Thursday, March 28, 2024

Sudan Tribune

Plural news and views on Sudan

Sudan’s vice president returns home as peace talks stall

NAIROBI, April 17 (AFP) — Sudan’s Vice President Ali Osman Taha on Saturday returned to Khartoum amid deadlock in peace talks with the country’s main southern rebel group aimed at ending Africa’s longest and most catastrophic combat, officials said.

“Taha has just returned home for about 72 hours,” an official in the mediation who asked not to be named told AFP by telephone from the talks venue in Naivasha, 80 kilometres (50 miles) northwest of Nairobi.

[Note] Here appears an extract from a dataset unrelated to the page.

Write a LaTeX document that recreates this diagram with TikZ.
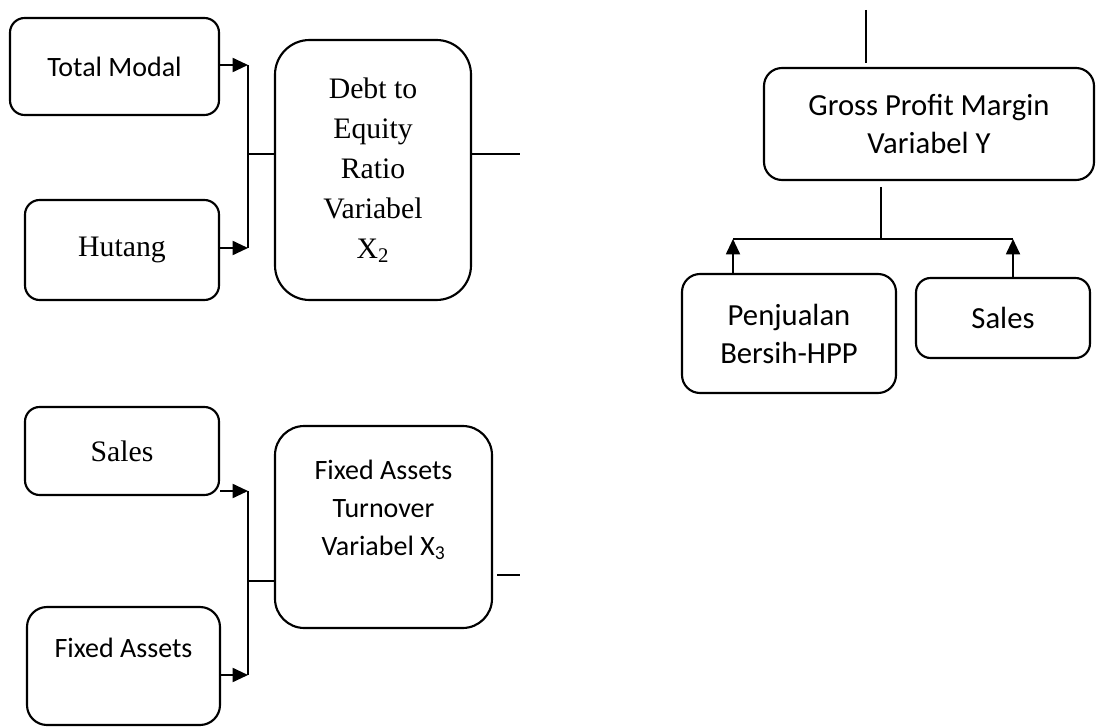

Sudan’s charge de affairs in Nairobi, Ahmed Dirdeiry, also told AFP that “Taha left for Khartoum to brief President Omar al-Beshir on the state of the negotiations.”

Taha, who has been locked in tough negotiations with Sudan People’s Liberation Army (SPLA) leader John Garang, left amid a deadlock on whether or not to impose Islamic laws in the capital, Khartoum.

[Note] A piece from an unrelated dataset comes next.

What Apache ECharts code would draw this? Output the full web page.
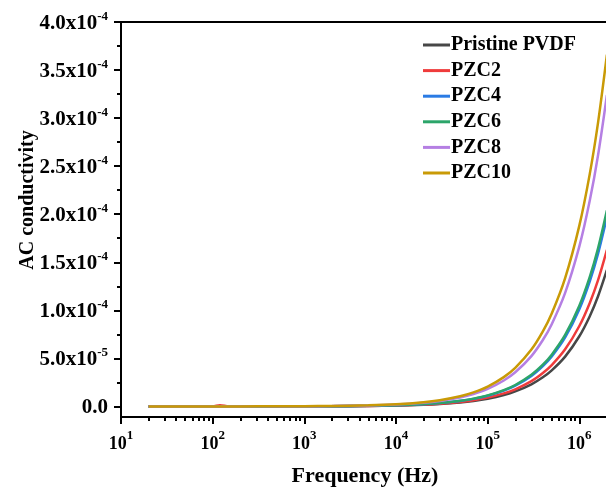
<!DOCTYPE html>
<html>
<head>
<meta charset="utf-8">
<script src="https://cdn.jsdelivr.net/npm/echarts@6/dist/echarts.min.js"></script>
<style>
html,body{margin:0;padding:0;background:#fff;}
#chart{width:606px;height:488px;}
</style>
</head>
<body>
<div id="chart"></div>
<script>
// Frequency sweep (Hz)
const frequencies = [20, 50, 100, 120, 150, 200, 500, 1e3, 2e3, 5e3, 1e4, 2e4, 3e4, 5e4, 7e4, 1e5, 1.5e5, 2e5, 3e5, 4e5, 5e5, 7e5, 1e6, 1.3e6, 1.6e6, 2e6];

// AC conductivity of each film (S/cm)
const pristinePVDF = [2.3e-9, 5.4e-9, 1.0e-8, 1.2e-8, 1.5e-8, 2.1e-8, 4.9e-8, 9.7e-8, 1.9e-7, 4.5e-7, 8.8e-7, 1.71e-6, 2.52e-6, 4.11e-6, 5.66e-6, 8.0e-6, 1.18e-5, 1.56e-5, 2.30e-5, 3.03e-5, 3.75e-5, 5.18e-5, 7.30e-5, 9.39e-5, 1.146e-4, 1.42e-4];
const pzc2 = [2.6e-9, 6.2e-9, 1.2e-8, 1.2e-6, 1.8e-8, 2.4e-8, 5.7e-8, 1.1e-7, 2.1e-7, 5.2e-7, 1.01e-6, 1.96e-6, 2.89e-6, 4.72e-6, 6.50e-6, 9.17e-6, 1.357e-5, 1.78e-5, 2.63e-5, 3.48e-5, 4.30e-5, 5.94e-5, 8.37e-5, 1.077e-4, 1.314e-4, 1.63e-4];
const pzc4 = [3.1e-9, 7.5e-9, 1.4e-8, 1.7e-8, 2.1e-8, 2.9e-8, 6.8e-8, 1.35e-7, 2.6e-7, 6.2e-7, 1.22e-6, 2.37e-6, 3.50e-6, 5.70e-6, 7.85e-6, 1.108e-5, 1.64e-5, 2.16e-5, 3.18e-5, 4.20e-5, 5.20e-5, 7.18e-5, 1.012e-4, 1.302e-4, 1.589e-4, 1.97e-4];
const pzc6 = [3.2e-9, 7.8e-9, 1.5e-8, 1.8e-8, 2.2e-8, 3.0e-8, 7.1e-8, 1.4e-7, 2.7e-7, 6.5e-7, 1.26e-6, 2.45e-6, 3.62e-6, 5.90e-6, 8.13e-6, 1.147e-5, 1.70e-5, 2.23e-5, 3.30e-5, 4.35e-5, 5.39e-5, 7.44e-5, 1.048e-4, 1.348e-4, 1.645e-4, 2.04e-4];
const pzc8 = [5.1e-9, 1.2e-8, 2.4e-8, 2.8e-8, 3.5e-8, 4.7e-8, 1.12e-7, 2.2e-7, 4.2e-7, 1.03e-6, 2.00e-6, 3.89e-6, 5.75e-6, 9.38e-6, 1.29e-5, 1.82e-5, 2.70e-5, 3.55e-5, 5.24e-5, 6.91e-5, 8.56e-5, 1.181e-4, 1.665e-4, 2.142e-4, 2.613e-4, 3.24e-4];
const pzc10 = [5.8e-9, 1.4e-8, 2.7e-8, 3.2e-8, 4.0e-8, 5.3e-8, 1.27e-7, 2.5e-7, 4.8e-7, 1.16e-6, 2.26e-6, 4.40e-6, 6.50e-6, 1.06e-5, 1.46e-5, 2.06e-5, 3.05e-5, 4.01e-5, 5.92e-5, 7.81e-5, 9.67e-5, 1.335e-4, 1.881e-4, 2.42e-4, 2.953e-4, 3.66e-4];

const seriesNames = ['Pristine PVDF', 'PZC2', 'PZC4', 'PZC6', 'PZC8', 'PZC10'];
const seriesValues = [pristinePVDF, pzc2, pzc4, pzc6, pzc8, pzc10];
const seriesColors = ['#474747', '#ef3b3b', '#2a7be4', '#2ca56a', '#b57fe3', '#c99a06'];

// Y axis tick positions
const yMajorTicks = [0, 5e-5, 1e-4, 1.5e-4, 2e-4, 2.5e-4, 3e-4, 3.5e-4, 4e-4];
const yMinorTicks = [2.5e-5, 7.5e-5, 1.25e-4, 1.75e-4, 2.25e-4, 2.75e-4, 3.25e-4, 3.75e-4];

// Logarithmic minor ticks (2..9 within each decade)
const xMinorTicks = [];
for (let d = 1; d <= 6; d++) {
  for (let m = 2; m <= 9; m++) xMinorTicks.push(m * Math.pow(10, d));
}

const FONT = "'Liberation Serif', 'Times New Roman', serif";

function sciLabel(v) {
  if (v === 0) return '{b|0.0}';
  const parts = v.toExponential(1).split('e');
  return '{b|' + parts[0] + 'x10}{s|' + parseInt(parts[1], 10) + '}';
}

const chart = echarts.init(document.getElementById('chart'), null, {renderer: 'canvas'});

chart.setOption({
  animation: false,
  backgroundColor: '#ffffff',
  grid: {
    left: 121, top: 22, right: -65, bottom: 71,
    outerBoundsMode: 'none', containLabel: false,
    show: true, borderColor: '#000', borderWidth: 2, backgroundColor: 'transparent'
  },
  legend: {
    orient: 'vertical',
    left: 418, top: 30,
    icon: 'rect',
    itemWidth: 27, itemHeight: 3, itemGap: 5.6,
    data: seriesNames,
    textStyle: {fontFamily: FONT, fontWeight: 'bold', fontSize: 20, color: '#000', lineHeight: 20, padding: [0, 0, 0, -4]}
  },
  xAxis: [{
    type: 'log', logBase: 10, min: 10, max: 1e7, position: 'bottom',
    axisLine: {onZero: false, lineStyle: {color: '#000', width: 2}},
    axisTick: {inside: false, length: 7, lineStyle: {color: '#000', width: 2}},
    splitLine: {show: false},
    axisLabel: {
      margin: 12, color: '#000',
      formatter: function (v) { return '{b|10}{s|' + Math.round(Math.log10(v)) + '}'; },
      rich: {
        b: {fontFamily: FONT, fontWeight: 'bold', fontSize: 18, color: '#000', lineHeight: 24, verticalAlign: 'bottom'},
        s: {fontFamily: FONT, fontWeight: 'bold', fontSize: 13, color: '#000', lineHeight: 24, verticalAlign: 'top', padding: [0, 0, 12, 0]}
      }
    }
  }, {
    type: 'log', logBase: 10, min: 10, max: 1e7, position: 'bottom',
    axisLine: {show: false, onZero: false},
    axisTick: {inside: false, length: 4, customValues: xMinorTicks, lineStyle: {color: '#000', width: 2}},
    axisLabel: {show: false},
    splitLine: {show: false}
  }],
  yAxis: [{
    type: 'value', min: -1.1e-5, max: 4e-4, position: 'left',
    axisLine: {show: true, onZero: false, lineStyle: {color: '#000', width: 2}},
    axisTick: {show: true, inside: false, length: 7, customValues: yMajorTicks, lineStyle: {color: '#000', width: 2}},
    splitLine: {show: false},
    axisLabel: {
      margin: 13, customValues: yMajorTicks, formatter: sciLabel,
      rich: {
        b: {fontFamily: FONT, fontWeight: 'bold', fontSize: 21, color: '#000', lineHeight: 24, verticalAlign: 'bottom'},
        s: {fontFamily: FONT, fontWeight: 'bold', fontSize: 13, color: '#000', lineHeight: 24, verticalAlign: 'top', padding: [0, 0, 12, 0]}
      }
    }
  }, {
    type: 'value', min: -1.1e-5, max: 4e-4, position: 'left',
    axisLine: {show: false, onZero: false},
    axisTick: {show: true, inside: false, length: 4, customValues: yMinorTicks, lineStyle: {color: '#000', width: 2}},
    axisLabel: {show: false},
    splitLine: {show: false}
  }],
  graphic: [{
    type: 'text', x: 365, y: 476,
    style: {text: 'Frequency (Hz)', font: 'bold 22px ' + FONT, fill: '#000', textAlign: 'center', textVerticalAlign: 'middle'}
  }, {
    type: 'text', x: 28, y: 200, rotation: Math.PI / 2,
    style: {text: 'AC conductivity', font: 'bold 20px ' + FONT, fill: '#000', textAlign: 'center', textVerticalAlign: 'middle'}
  }],
  series: seriesNames.map(function (name, i) {
    return {
      name: name,
      type: 'line',
      xAxisIndex: 0, yAxisIndex: 0,
      smooth: 0.3,
      symbol: 'none',
      color: seriesColors[i],
      lineStyle: {width: 2.5, color: seriesColors[i]},
      data: frequencies.map(function (f, k) { return [f, seriesValues[i][k]]; })
    };
  })
});
</script>
</body>
</html>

In July 2002, the Khartoum government and the SPLA agreed that areas in the north should be under Islamic law while the south would be free of religious laws during an interim period of six years of self rule, after which the south would vote in a referendum.

The government insists on the 2002 deal, but the SPLA argues that despite being in the north, Khartoum is a capital for all.

To resolve this, “both sides have presented briefings to the Inter-governmental Authority on Development (IGAD) mediators with a view to come up with a compromise draft on the areas of contention,” Dirdeiry said.

But the SPLA complained that Taha’s trip was tailored to prolong the much-delayed negotiations aimed at halting the war that erupted in 1983 and has claimed the lives of at least 1.5 million people and displaced more than four million others.

“The sudden trip by Taha confirms the widely circulated opinion that the strategy of the government is to prolong the talks and buy time at the expense of a quick finalisation of the peace agreement which we are almost reaching,” SPLA spokesman Yasser Arman told AFP by telephone from Naivasha.